▸ **Data section**
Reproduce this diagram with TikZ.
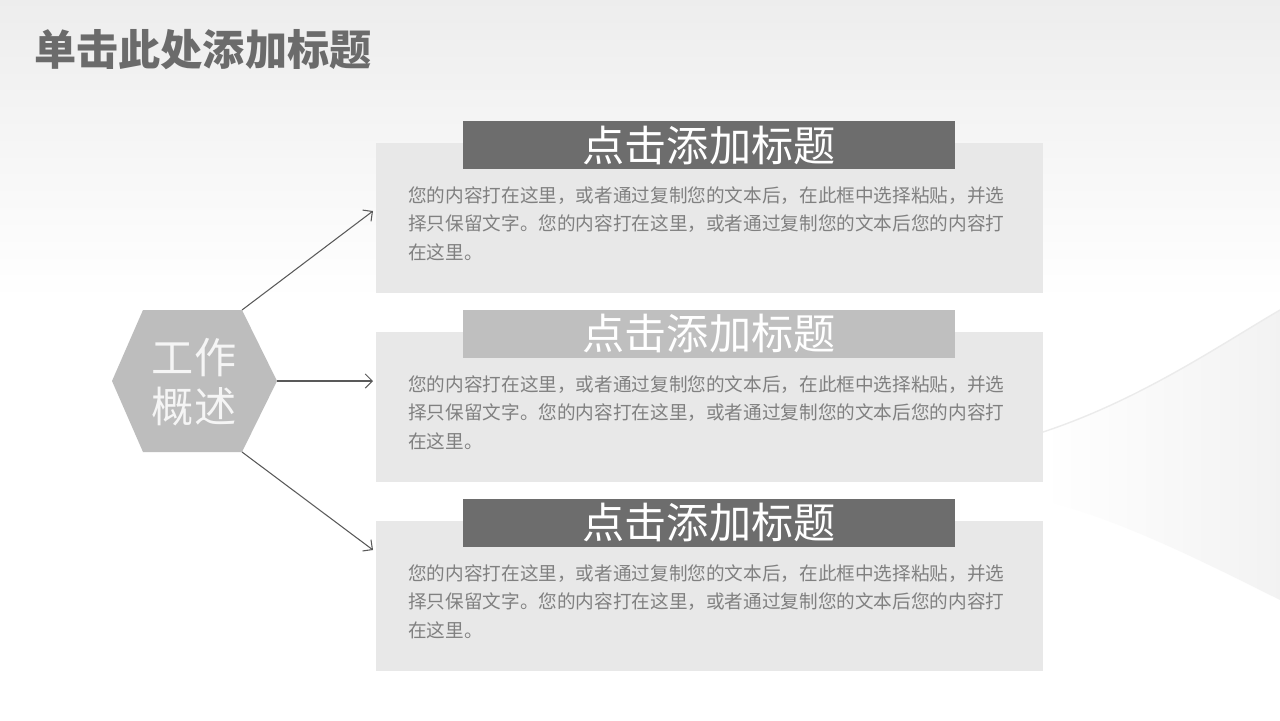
\documentclass[tikz,border=0pt]{standalone}
\usepackage{fontspec}
\setmainfont{Noto Sans CJK SC}
\usepackage{tikz}
\usetikzlibrary{calc,arrows.meta}

\definecolor{darkhead}{HTML}{6D6D6D}
\definecolor{lighthead}{HTML}{BFBFBF}
\definecolor{boxfill}{HTML}{E8E8E8}
\definecolor{bodytext}{HTML}{808080}
\definecolor{hexfill}{HTML}{BDBDBD}
\definecolor{titlegray}{HTML}{6B6B6B}

\begin{document}
\begin{tikzpicture}[x=0.02cm,y=-0.02cm,
  contentbox/.style={fill=boxfill,minimum width=13.34cm,minimum height=3cm,inner sep=0pt},
  headbox/.style={minimum width=9.84cm,minimum height=0.96cm,inner sep=0pt,text=white,
    font=\fontsize{24}{28}\selectfont},
  bodybox/.style={anchor=north west,inner sep=0pt,text=bodytext,align=left,
    font=\fontsize{10.6}{16.4}\selectfont},
  link/.style={draw=black!65,line width=0.6pt,-{Straight Barb[length=4pt,width=8pt,line width=0.6pt]}}]
 \useasboundingbox (0,0) rectangle (1280,720);
 % background
 \fill[white] (0,0) rectangle (1280,720);
 \shade[top color=black!7,bottom color=white] (0,0) rectangle (1280,300);
 \shade[left color=white,right color=black!5]
   (1043,432) .. controls (1140,400) and (1220,345) .. (1280,310)
   -- (1280,600) .. controls (1200,560) and (1120,520) .. (1043,500) -- cycle;
 \draw[black!8,line width=0.8pt] (1043,432) .. controls (1140,400) and (1220,345) .. (1280,310);

 \node[anchor=west,text=titlegray,font=\fontsize{24}{28}\selectfont\bfseries] (title) at (28,50) {单击此处添加标题};

 \coordinate (h1) at (143,310);
 \coordinate (h2) at (242,310);
 \coordinate (h3) at (277,381);
 \coordinate (h4) at (242,452);
 \coordinate (h5) at (143,452);
 \coordinate (h6) at (112,381);
 \coordinate (t1) at (373,211);
 \coordinate (t2) at (373,381);
 \coordinate (t3) at (373,550);

\fill[hexfill] (h1) -- (h2) -- (h3) -- (h4) -- (h5) -- (h6) -- cycle;
\node[text=white!96!black,align=center,font=\fontsize{24}{28.3}\selectfont] (hex) at (194,382) {工作\\概述};

\node[contentbox] (box1) at (709.5,218) {};
\node[contentbox] (box2) at (709.5,407) {};
\node[contentbox] (box3) at (709.5,596) {};

\node[headbox,fill=darkhead] (head1) at (709,145) {点击添加标题};
\node[headbox,fill=lighthead] (head2) at (709,333.5) {点击添加标题};
\node[headbox,fill=darkhead] (head3) at (709,522.5) {点击添加标题};

\node[bodybox] (text1) at (408,186) {您的内容打在这里，或者通过复制您的文本后，在此框中选择粘贴，并选\\择只保留文字。您的内容打在这里，或者通过复制您的文本后您的内容打\\在这里。};
\node[bodybox] (text2) at (408,375) {您的内容打在这里，或者通过复制您的文本后，在此框中选择粘贴，并选\\择只保留文字。您的内容打在这里，或者通过复制您的文本后您的内容打\\在这里。};
\node[bodybox] (text3) at (408,564) {您的内容打在这里，或者通过复制您的文本后，在此框中选择粘贴，并选\\择只保留文字。您的内容打在这里，或者通过复制您的文本后您的内容打\\在这里。};

\draw[link] (h2) -- (t1);
\draw[link] (h3) -- (t2);
\draw[link] (h4) -- (t3);
  \end{tikzpicture}
\end{document}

▸ **Problem**
Retype the data above exactly; pictures are not part of the copy.

▸ **Solution for this task**
Reproduce this diagram with TikZ.
\documentclass[tikz,border=0pt]{standalone}
\usepackage{fontspec}
\setmainfont{Noto Sans CJK SC}
\usepackage{tikz}
\usetikzlibrary{calc,arrows.meta}

\definecolor{darkhead}{HTML}{6D6D6D}
\definecolor{lighthead}{HTML}{BFBFBF}
\definecolor{boxfill}{HTML}{E8E8E8}
\definecolor{bodytext}{HTML}{808080}
\definecolor{hexfill}{HTML}{BDBDBD}
\definecolor{titlegray}{HTML}{6B6B6B}

\begin{document}
\begin{tikzpicture}[x=0.02cm,y=-0.02cm,
  contentbox/.style={fill=boxfill,minimum width=13.34cm,minimum height=3cm,inner sep=0pt},
  headbox/.style={minimum width=9.84cm,minimum height=0.96cm,inner sep=0pt,text=white,
    font=\fontsize{24}{28}\selectfont},
  bodybox/.style={anchor=north west,inner sep=0pt,text=bodytext,align=left,
    font=\fontsize{10.6}{16.4}\selectfont},
  link/.style={draw=black!65,line width=0.6pt,-{Straight Barb[length=4pt,width=8pt,line width=0.6pt]}}]
 \useasboundingbox (0,0) rectangle (1280,720);
 % background
 \fill[white] (0,0) rectangle (1280,720);
 \shade[top color=black!7,bottom color=white] (0,0) rectangle (1280,300);
 \shade[left color=white,right color=black!5]
   (1043,432) .. controls (1140,400) and (1220,345) .. (1280,310)
   -- (1280,600) .. controls (1200,560) and (1120,520) .. (1043,500) -- cycle;
 \draw[black!8,line width=0.8pt] (1043,432) .. controls (1140,400) and (1220,345) .. (1280,310);

 \node[anchor=west,text=titlegray,font=\fontsize{24}{28}\selectfont\bfseries] (title) at (28,50) {单击此处添加标题};

 \coordinate (h1) at (143,310);
 \coordinate (h2) at (242,310);
 \coordinate (h3) at (277,381);
 \coordinate (h4) at (242,452);
 \coordinate (h5) at (143,452);
 \coordinate (h6) at (112,381);
 \coordinate (t1) at (373,211);
 \coordinate (t2) at (373,381);
 \coordinate (t3) at (373,550);

\fill[hexfill] (h1) -- (h2) -- (h3) -- (h4) -- (h5) -- (h6) -- cycle;
\node[text=white!96!black,align=center,font=\fontsize{24}{28.3}\selectfont] (hex) at (194,382) {工作\\概述};

\node[contentbox] (box1) at (709.5,218) {};
\node[contentbox] (box2) at (709.5,407) {};
\node[contentbox] (box3) at (709.5,596) {};

\node[headbox,fill=darkhead] (head1) at (709,145) {点击添加标题};
\node[headbox,fill=lighthead] (head2) at (709,333.5) {点击添加标题};
\node[headbox,fill=darkhead] (head3) at (709,522.5) {点击添加标题};

\node[bodybox] (text1) at (408,186) {您的内容打在这里，或者通过复制您的文本后，在此框中选择粘贴，并选\\择只保留文字。您的内容打在这里，或者通过复制您的文本后您的内容打\\在这里。};
\node[bodybox] (text2) at (408,375) {您的内容打在这里，或者通过复制您的文本后，在此框中选择粘贴，并选\\择只保留文字。您的内容打在这里，或者通过复制您的文本后您的内容打\\在这里。};
\node[bodybox] (text3) at (408,564) {您的内容打在这里，或者通过复制您的文本后，在此框中选择粘贴，并选\\择只保留文字。您的内容打在这里，或者通过复制您的文本后您的内容打\\在这里。};

\draw[link] (h2) -- (t1);
\draw[link] (h3) -- (t2);
\draw[link] (h4) -- (t3);
  \end{tikzpicture}
\end{document}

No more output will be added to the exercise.